Desde la II Guerra Mundial hasta el Brexit, la monarca ha capitaneado Reino Unido y los otros 13 países que forman la Commonwealth con el deber por bandera. Se ha ido lúcida y con las botas puestas, nombrando a su última primera ministra tan sólo dos días antes de dejarse llevar por la parca. Su legado es tan sobrio como simbólico y elocuente.

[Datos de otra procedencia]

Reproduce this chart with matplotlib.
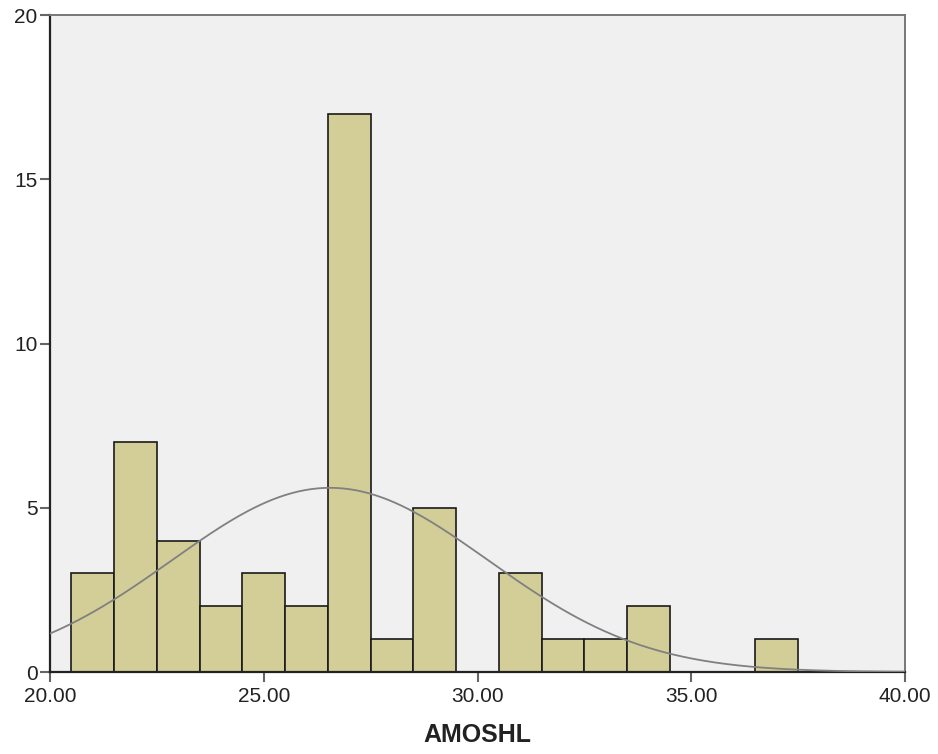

Sin conceder una sola entrevista en todo su reinado, la Reina nos deja una lección de comunicación y de cómo es posible encandilar con el silencio a una nación. Su carisma austero se contrapone con la verborrea de la que adolecen los actuales líderes del mundo, capaces de prodigarse frente a un micrófono sin decir absolutamente nada. A ella le bastó una mirada, un gesto o un chascarrillo para anidar en el corazón de su pueblo; de ello se infunde que gozara no sólo de la potestas que le otorgaba su cargo, sino de la auctoritas que le confería su precabida agudeza intelectual.

La institución que lega al Rey Carlos III goza de una salud extraordinaria gracias a su comprensión del papel que debe jugar en una monarquía constitucional y democrática. Discreta, elegante, respetuosa y prudente, la también Gobernadora Suprema de la Iglesia anglicana ha visto pasar 15 primeros ministros, 7 papas y ha mellado en una sociedad británica permeable que se ha empapado de su personalidad. Se abre una nueva era para un Rey que tendrá el reto de mantener la aceptación de su predecesora y de capear un siglo que ha olvidado los valores y los modales de su madre. The Queen is dead, long live the King!